I noticed that an experiment with just 2 fuzzers built & ran cleanly, whereas one with 4 fuzzers had ~20% build failures and one with 5 fuzzers ~70% build failures.
maybe building less fuzzers in parallel on one instance is the easy solution?

I don't think we are building multiple fuzzers on one instance though

there is however a correlation between number of fuzzers in the benchmark and build failures.
I pushed a run with 2 fuzzers this morning - and it is running fine without any build failures, like the other one.
Where I pushed a run with 5 runners it again had 70% failures (the one you canceled for me).

As I am doing lots of tests at the moment I can tell you this:

if more than 3 fuzzer builds are running (in one benchmark request or more, total count is what is important), then build failures occur. so if I requests 2 experiments at once, both with just 2 variants in there, or if I request 1 experiment with 4 variants, then there are fails. the more variants, the more fails, exponentially.

if I wait until the first requested benchmark is built and then request another (with max 2-3 variants) everything works fine.

What's the most recent experiment where this was an issue?

Well I'm quite sure this is a quota issue.
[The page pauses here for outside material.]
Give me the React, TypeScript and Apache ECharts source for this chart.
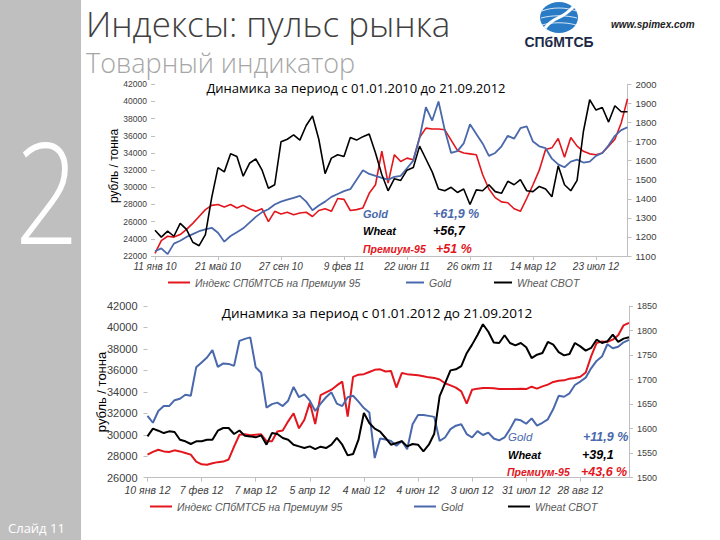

These are appearing all over the logs (gs://fuzzbench-data/2023-01-29-aflpp/build-logs/) in experiments with build failures.

Looks like we regularly exceed this
image

We get higher than oss-fuzz wrt this metric. There are two relevant (i think) differences between how we do builds.

  1. OSS-Fuzz (in trial builds) has a 1 second sleep.
  2. OSS-Fuzz uses python libraries for submitting builds, not gcloud

that could be the reason.
for the competition this will be an issue as these have to run in parallel?

that could be the reason. for the competition this will be an issue as these have to run in parallel?

I'm gonna try my best to fix this before the competition.

Thanks!

I didn't see this error again in the past two week's experiment, shall we close this?

Let's close. We can always re-open if we see it again. @jonathanmetzman you had a better longer term fix in mind, let's track that in a new bug.